Por: J.C. Ryle
Mateo 16: 24 – 28: Entonces Jesús dijo a sus discípulos: Si alguno quiere venir en pos de mí, niéguese a sí mismo, y tome su cruz, y sígame. 25 Porque todo el que quiera salvar su vida, la perderá; y todo el que pierda su vida por causa de mí, la hallará. 26 Porque ¿qué aprovechará al hombre, si ganare todo el mundo, y perdiere su alma? ¿O qué recompensa dará el hombre por su alma? 27 Porque el Hijo del Hombre vendrá en la gloria de su Padre con sus ángeles, y entonces pagará a cada uno conforme a sus obras. 28 De cierto os digo que hay algunos de los que están aquí, que no gustarán la muerte, hasta que hayan visto al Hijo del Hombre viniendo en su reino.
Nuestro Señor disipa los ingenuos sueños de sus discípulos diciéndoles que sus seguidores tienen que “tomar su cruz”. El Reino glorioso que esperaban no se iba a instaurar en aquel preciso instante. Tenían que estar preparados para enfrentarse a la persecución y a la aflicción si querían ser sus siervos; tenían que estar dispuestos a “perder sus vidas” si querían salvar sus almas.
Es bueno que todos comprendamos bien este punto.
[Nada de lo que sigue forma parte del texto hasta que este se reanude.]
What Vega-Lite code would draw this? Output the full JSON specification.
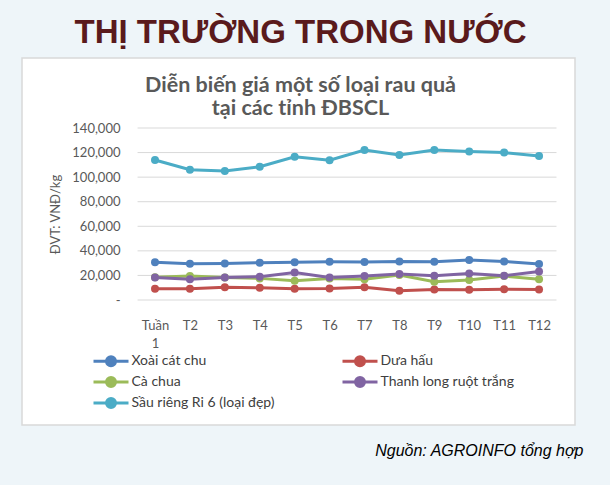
{
  "$schema": "https://vega.github.io/schema/vega-lite/v6.json",
  "width": 553,
  "height": 367,
  "autosize": {"type": "none"},
  "padding": {"left": 22, "top": 58, "right": 35, "bottom": 60},
  "background": "#eef5f9",
  "config": {
    "view": {"fill": "white", "stroke": "#d9d9d9", "strokeWidth": 1.5},
    "font": "Lato"
  },
  "title": {
    "text": "THỊ TRƯỜNG TRONG NƯỚC",
    "subtitle": ["Diễn biến giá một số loại rau quả", "tại các tỉnh ĐBSCL"],
    "anchor": "middle",
    "orient": "top",
    "offset": -61,
    "dx": 2,
    "font": "Liberation Sans",
    "fontSize": 33,
    "fontWeight": "bold",
    "color": "#5a1a1c",
    "subtitleFont": "Lato",
    "subtitleFontSize": 21.5,
    "subtitleFontWeight": "bold",
    "subtitleColor": "#595959",
    "subtitleLineHeight": 23,
    "subtitlePadding": 25
  },
  "datasets": {
    "grid": [
      {"v": 0}, {"v": 20000}, {"v": 40000}, {"v": 60000},
      {"v": 80000}, {"v": 100000}, {"v": 120000}, {"v": 140000}
    ],
    "prices": [
      {"wk": 1, "series": "Xoài cát chu", "price": 30700},
      {"wk": 2, "series": "Xoài cát chu", "price": 29600},
      {"wk": 3, "series": "Xoài cát chu", "price": 29800},
      {"wk": 4, "series": "Xoài cát chu", "price": 30400},
      {"wk": 5, "series": "Xoài cát chu", "price": 30700},
      {"wk": 6, "series": "Xoài cát chu", "price": 31100},
      {"wk": 7, "series": "Xoài cát chu", "price": 30900},
      {"wk": 8, "series": "Xoài cát chu", "price": 31400},
      {"wk": 9, "series": "Xoài cát chu", "price": 31200},
      {"wk": 10, "series": "Xoài cát chu", "price": 32600},
      {"wk": 11, "series": "Xoài cát chu", "price": 31400},
      {"wk": 12, "series": "Xoài cát chu", "price": 29300},
      {"wk": 1, "series": "Dưa hấu", "price": 9200},
      {"wk": 2, "series": "Dưa hấu", "price": 9200},
      {"wk": 3, "series": "Dưa hấu", "price": 10300},
      {"wk": 4, "series": "Dưa hấu", "price": 10000},
      {"wk": 5, "series": "Dưa hấu", "price": 9200},
      {"wk": 6, "series": "Dưa hấu", "price": 9300},
      {"wk": 7, "series": "Dưa hấu", "price": 10300},
      {"wk": 8, "series": "Dưa hấu", "price": 7600},
      {"wk": 9, "series": "Dưa hấu", "price": 8500},
      {"wk": 10, "series": "Dưa hấu", "price": 8400},
      {"wk": 11, "series": "Dưa hấu", "price": 8700},
      {"wk": 12, "series": "Dưa hấu", "price": 8600},
      {"wk": 1, "series": "Cà chua", "price": 18500},
      {"wk": 2, "series": "Cà chua", "price": 19500},
      {"wk": 3, "series": "Cà chua", "price": 18400},
      {"wk": 4, "series": "Cà chua", "price": 17600},
      {"wk": 5, "series": "Cà chua", "price": 15700},
      {"wk": 6, "series": "Cà chua", "price": 17400},
      {"wk": 7, "series": "Cà chua", "price": 16800},
      {"wk": 8, "series": "Cà chua", "price": 20300},
      {"wk": 9, "series": "Cà chua", "price": 14900},
      {"wk": 10, "series": "Cà chua", "price": 16300},
      {"wk": 11, "series": "Cà chua", "price": 19500},
      {"wk": 12, "series": "Cà chua", "price": 16800},
      {"wk": 1, "series": "Thanh long ruột trắng", "price": 18400},
      {"wk": 2, "series": "Thanh long ruột trắng", "price": 16800},
      {"wk": 3, "series": "Thanh long ruột trắng", "price": 18400},
      {"wk": 4, "series": "Thanh long ruột trắng", "price": 19000},
      {"wk": 5, "series": "Thanh long ruột trắng", "price": 22300},
      {"wk": 6, "series": "Thanh long ruột trắng", "price": 18400},
      {"wk": 7, "series": "Thanh long ruột trắng", "price": 19500},
      {"wk": 8, "series": "Thanh long ruột trắng", "price": 21200},
      {"wk": 9, "series": "Thanh long ruột trắng", "price": 19800},
      {"wk": 10, "series": "Thanh long ruột trắng", "price": 21500},
      {"wk": 11, "series": "Thanh long ruột trắng", "price": 19800},
      {"wk": 12, "series": "Thanh long ruột trắng", "price": 23200},
      {"wk": 1, "series": "Sầu riêng Ri 6 (loại đẹp)", "price": 114000},
      {"wk": 2, "series": "Sầu riêng Ri 6 (loại đẹp)", "price": 106000},
      {"wk": 3, "series": "Sầu riêng Ri 6 (loại đẹp)", "price": 105000},
      {"wk": 4, "series": "Sầu riêng Ri 6 (loại đẹp)", "price": 108500},
      {"wk": 5, "series": "Sầu riêng Ri 6 (loại đẹp)", "price": 116600},
      {"wk": 6, "series": "Sầu riêng Ri 6 (loại đẹp)", "price": 113800},
      {"wk": 7, "series": "Sầu riêng Ri 6 (loại đẹp)", "price": 122000},
      {"wk": 8, "series": "Sầu riêng Ri 6 (loại đẹp)", "price": 118000},
      {"wk": 9, "series": "Sầu riêng Ri 6 (loại đẹp)", "price": 122000},
      {"wk": 10, "series": "Sầu riêng Ri 6 (loại đẹp)", "price": 120800},
      {"wk": 11, "series": "Sầu riêng Ri 6 (loại đẹp)", "price": 120000},
      {"wk": 12, "series": "Sầu riêng Ri 6 (loại đẹp)", "price": 117200}
    ]
  },
  "layer": [
    {
      "data": {"name": "grid"},
      "mark": {"type": "rule", "color": "#d9d9d9", "strokeWidth": 1},
      "encoding": {
        "x": {"datum": 0.5, "type": "quantitative"},
        "x2": {"datum": 12.5},
        "y": {"field": "v", "type": "quantitative"}
      }
    },
    {
      "data": {"name": "prices"},
      "mark": {"type": "line", "strokeWidth": 3, "point": {"filled": true, "size": 64, "opacity": 1}},
      "encoding": {
        "x": {
          "field": "wk",
          "type": "quantitative",
          "scale": {"domain": [-2.81, 13.03], "nice": false, "zero": false},
          "axis": {
            "title": "Nguồn: AGROINFO tổng hợp",
            "titleFont": "Liberation Sans",
            "titleFontSize": 16,
            "titleFontStyle": "italic",
            "titleFontWeight": "normal",
            "titleColor": "#000000",
            "titleAlign": "right",
            "titleAnchor": null,
            "titleBaseline": "alphabetic",
            "titleX": 561,
            "titleY": 155,
            "offset": -125,
            "values": [1, 2, 3, 4, 5, 6, 7, 8, 9, 10, 11, 12],
            "domain": false,
            "ticks": false,
            "grid": false,
            "labelAngle": 0,
            "labelPadding": 19,
            "labelFontSize": 13,
            "labelColor": "#595959",
            "labelOverlap": false,
            "labelFlush": false,
            "labelExpr": "datum.value == 1 ? ['Tuần', '1'] : 'T' + datum.value",
            "labelLineHeight": 18
          }
        },
        "y": {
          "field": "price",
          "type": "quantitative",
          "scale": {"domain": [-101744, 196977], "nice": false, "zero": false},
          "axis": {
            "title": "ĐVT: VNĐ/kg",
            "titleFontSize": 13,
            "titleFontWeight": "normal",
            "titleColor": "#595959",
            "titleX": -82.5,
            "titleY": 156,
            "titleAngle": -90,
            "titleAlign": "center",
            "titleBaseline": "middle",
            "titleAnchor": null,
            "offset": -116,
            "values": [0, 20000, 40000, 60000, 80000, 100000, 120000, 140000],
            "domain": false,
            "ticks": false,
            "grid": false,
            "labelPadding": 18,
            "labelFontSize": 13,
            "labelColor": "#595959",
            "labelOverlap": false,
            "labelFlush": false,
            "labelExpr": "datum.value == 0 ? '-\u00a0\u00a0\u00a0' : format(datum.value, ',')"
          }
        },
        "color": {
          "field": "series",
          "type": "nominal",
          "sort": ["Xoài cát chu", "Dưa hấu", "Cà chua", "Thanh long ruột trắng", "Sầu riêng Ri 6 (loại đẹp)"],
          "scale": {
            "domain": ["Xoài cát chu", "Dưa hấu", "Cà chua", "Thanh long ruột trắng", "Sầu riêng Ri 6 (loại đẹp)"],
            "range": ["#4f81bd", "#c0504d", "#9bbb59", "#8064a2", "#4bacc6"]
          },
          "legend": {
            "title": null,
            "orient": "none",
            "direction": "horizontal",
            "legendX": 82,
            "legendY": 296,
            "columns": 2,
            "columnPadding": 61,
            "rowPadding": -1,
            "padding": 0,
            "symbolType": "M-3.5,0L3.5,0M0.9,0A0.9,0.9,0,1,1,-0.9,0A0.9,0.9,0,1,1,0.9,0",
            "symbolSize": 100,
            "symbolStrokeWidth": 3,
            "labelOffset": 13.5,
            "labelFontSize": 14,
            "labelColor": "#404040",
            "labelLimit": 300,
            "encode": {"symbols": {"update": {"fill": {"scale": "color", "field": "value"}}}}
          }
        },
        "order": {"value": 0}
      }
    }
  ]
}
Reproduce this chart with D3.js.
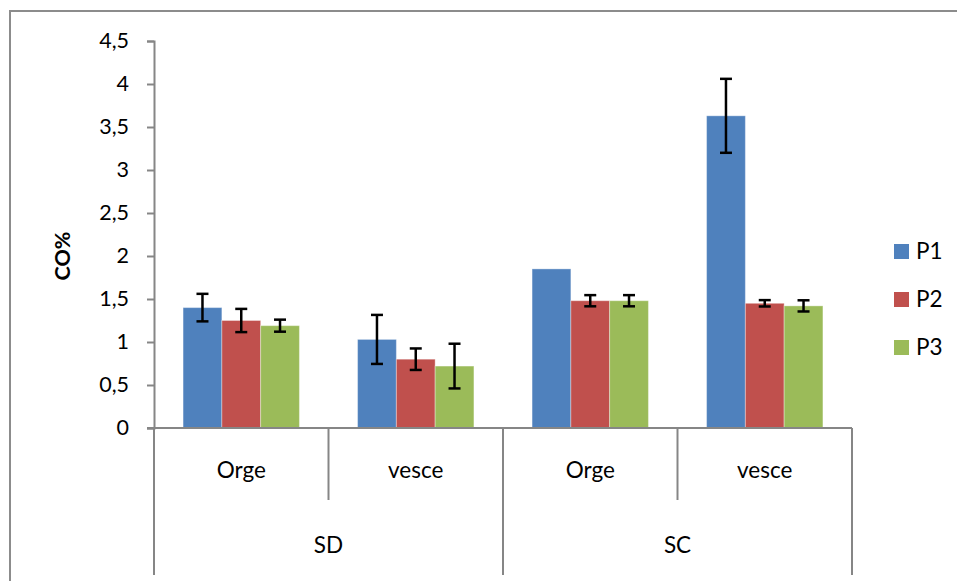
<!DOCTYPE html>
<html>
<head>
<meta charset="utf-8">
<script src="https://cdn.jsdelivr.net/npm/d3@7"></script>
<style>
  body { margin: 0; background: #fff; }
  svg { display: block; font-family: Lato, "Open Sans", sans-serif; }
</style>
</head>
<body>
<svg width="957" height="581"></svg>
<script>
// data
const groups = ["SD", "SC"];
const crops = ["Orge", "vesce"];
const series = ["P1", "P2", "P3"];
const colors = ["#4F81BD", "#C0504D", "#9BBB59"];
// one row per group/crop pair, in the order SD-Orge, SD-vesce, SC-Orge, SC-vesce
const values = [
	[1.40, 1.25, 1.19],
	[1.03, 0.80, 0.72],
	[1.85, 1.48, 1.48],
	[3.63, 1.45, 1.42]
];
const errors = [
	[0.16, 0.135, 0.07],
	[0.285, 0.125, 0.26],
	[null, 0.065, 0.065],
	[0.43, 0.037, 0.065]
];
const yTicks = [0, 0.5, 1, 1.5, 2, 2.5, 3, 3.5, 4, 4.5];

const svg = d3.select("svg");
const plotLeft = 154, plotRight = 852, plotTop = 41, plotBottom = 428;
const axisColor = "#868686";

// outer chart border
svg.append("rect")
	.attr("x", 10).attr("y", 11)
	.attr("width", 1000).attr("height", 700)
	.attr("fill", "none")
	.attr("stroke", "#8c8c8c")
	.attr("stroke-width", 2);

const cats = [];
groups.forEach(g => crops.forEach(c => cats.push(g + "|" + c)));

const x0 = d3.scaleBand().domain(cats).range([plotLeft, plotRight]);
const bw = x0.bandwidth();
const barW = bw / 4.5;
const x1 = d3.scaleBand().domain(series).range([barW * 0.75, bw - barW * 0.75]);
const y = d3.scaleLinear().domain([0, 4.5]).range([plotBottom, plotTop]);

const fmt = d => String(d).replace(".", ",");

// y axis
const yAxis = svg.append("g")
	.attr("transform", `translate(${plotLeft},0)`)
	.call(d3.axisLeft(y).tickValues(yTicks).tickFormat(fmt).tickSize(7).tickPadding(18));
yAxis.select(".domain").attr("stroke", axisColor).attr("stroke-width", 2);
yAxis.selectAll(".tick line").attr("stroke", axisColor).attr("stroke-width", 2);
yAxis.selectAll(".tick text")
	.attr("font-family", "Lato, sans-serif")
	.attr("font-size", 21.5)
	.attr("fill", "#000");

svg.append("text")
	.attr("transform", `translate(70,256) rotate(-90)`)
	.attr("text-anchor", "middle")
	.attr("font-size", 21.5)
	.attr("font-weight", "bold")
	.text("CO%");

// bars
const cat = svg.append("g").selectAll("g")
	.data(cats).enter().append("g")
	.attr("transform", d => `translate(${x0(d)},0)`);

cat.selectAll("rect")
	.data((d, i) => values[i].map((v, j) => ({ s: series[j], v: v, c: colors[j] })))
	.enter().append("rect")
	.attr("x", d => x1(d.s))
	.attr("y", d => y(d.v))
	.attr("width", x1.bandwidth())
	.attr("height", d => y(0) - y(d.v))
	.attr("fill", d => d.c)
	.attr("stroke", "rgba(255,255,255,0.35)")
	.attr("stroke-width", 1);

// error bars
const errData = [];
cats.forEach((c, i) => values[i].forEach((v, j) => {
	if (errors[i][j] != null) errData.push({ c: c, s: series[j], v: v, e: errors[i][j] });
}));
const eb = svg.append("g").selectAll("g")
	.data(errData).enter().append("g")
	.attr("stroke", "#000")
	.attr("stroke-width", 2.5);
const cx = d => x0(d.c) + x1(d.s) + x1.bandwidth() / 2;
eb.append("line")
	.attr("x1", cx).attr("x2", cx)
	.attr("y1", d => y(d.v + d.e)).attr("y2", d => y(d.v - d.e));
eb.append("line")
	.attr("x1", d => cx(d) - 6).attr("x2", d => cx(d) + 6)
	.attr("y1", d => y(d.v + d.e)).attr("y2", d => y(d.v + d.e));
eb.append("line")
	.attr("x1", d => cx(d) - 6).attr("x2", d => cx(d) + 6)
	.attr("y1", d => y(d.v - d.e)).attr("y2", d => y(d.v - d.e));

// x axis: baseline and category dividers
const xg = svg.append("g").attr("stroke", axisColor).attr("stroke-width", 2);
xg.append("line")
	.attr("x1", plotLeft - 7).attr("x2", plotRight)
	.attr("y1", plotBottom).attr("y2", plotBottom);
const bounds = cats.map(d => x0(d)).concat([plotRight]);
xg.selectAll(".div")
	.data(bounds).enter().append("line")
	.attr("x1", d => d).attr("x2", d => d)
	.attr("y1", plotBottom)
	.attr("y2", (d, i) => i % 2 === 0 ? 575 : 500);

svg.append("g").selectAll("text")
	.data(cats).enter().append("text")
	.attr("x", d => x0(d) + bw / 2)
	.attr("y", 478)
	.attr("text-anchor", "middle")
	.attr("font-size", 22.5)
	.text(d => d.split("|")[1]);

svg.append("g").selectAll("text")
	.data(groups).enter().append("text")
	.attr("x", (d, i) => x0(d + "|" + crops[0]) + bw)
	.attr("y", 553)
	.attr("text-anchor", "middle")
	.attr("font-size", 22.5)
	.text(d => d);

// legend
const leg = svg.append("g").selectAll("g")
	.data(series).enter().append("g")
	.attr("transform", (d, i) => `translate(894,${244 + i * 48})`);
leg.append("rect")
	.attr("width", 15).attr("height", 15)
	.attr("fill", (d, i) => colors[i]);
leg.append("text")
	.attr("x", 22).attr("y", 15)
	.attr("font-size", 22.5)
	.text(d => d);
</script>
</body>
</html>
No debemos ignorar que el auténtico cristianismo conlleva una cruz diaria en esta vida, si bien nos ofrece una corona de gloria en la vida venidera. La carne ha de ser crucificada a diario; se ha de resistir al diablo a diario; se ha de vencer al mundo a diario. Hay una guerra que luchar, y una batalla que pelear. Todas estas cosas acompañan inseparablemente a la verdadera religión: sin ellas, no se puede ganar el Cielo. Ningún otro refrán es tan cierto como el viejo dicho: “Sin cruz, no hay corona”. Si no hemos aprendido esto nunca por nuestra propia experiencia, nuestras almas no están en buena forma.
Aprendamos, en segundo lugar, de estos versículos, que no hay nada tan valioso como el alma de un hombre.
Nuestro Señor enseña esta lección haciendo una de las preguntas más solemnes que contiene el Nuevo Testamento. Es una pregunta tan conocida, y que se repite tan a menudo, que la gente suele olvidar la profundidad de su carácter; pero esta pregunta tendría que resonar en nuestros oídos como una trompeta cuando seamos tentados a descuidar nuestros intereses eternos: “¿Qué aprovechará al hombre, si ganare todo el mundo, y perdiere su alma?”.
Solo se puede dar una respuesta a esa pregunta. No existe nada en la Tierra, ni debajo de la Tierra, que nos pueda compensar por la pérdida de nuestra alma; no hay nada que el dinero pueda comprar, ni que el hombre pueda dar, que se pueda decir que es comparable a nuestra alma. El mundo y todo lo que hay en él es transitorio: todo ello está marchitándose, pereciendo y muriendo. El alma es eterna: esa sola palabra es la clave de todo el asunto. Dejemos que penetre hasta lo más profundo de nuestros corazones. ¿Se encuentra nuestra religión en un estado de indecisión? ¿Tenemos miedo de nuestra cruz? ¿Nos parece el camino demasiado estrecho? Si es así, dejemos que resuenen en nuestros oídos las palabras de nuestro Maestro: “¿Qué aprovechará al hombre […]?”, y no dudemos más.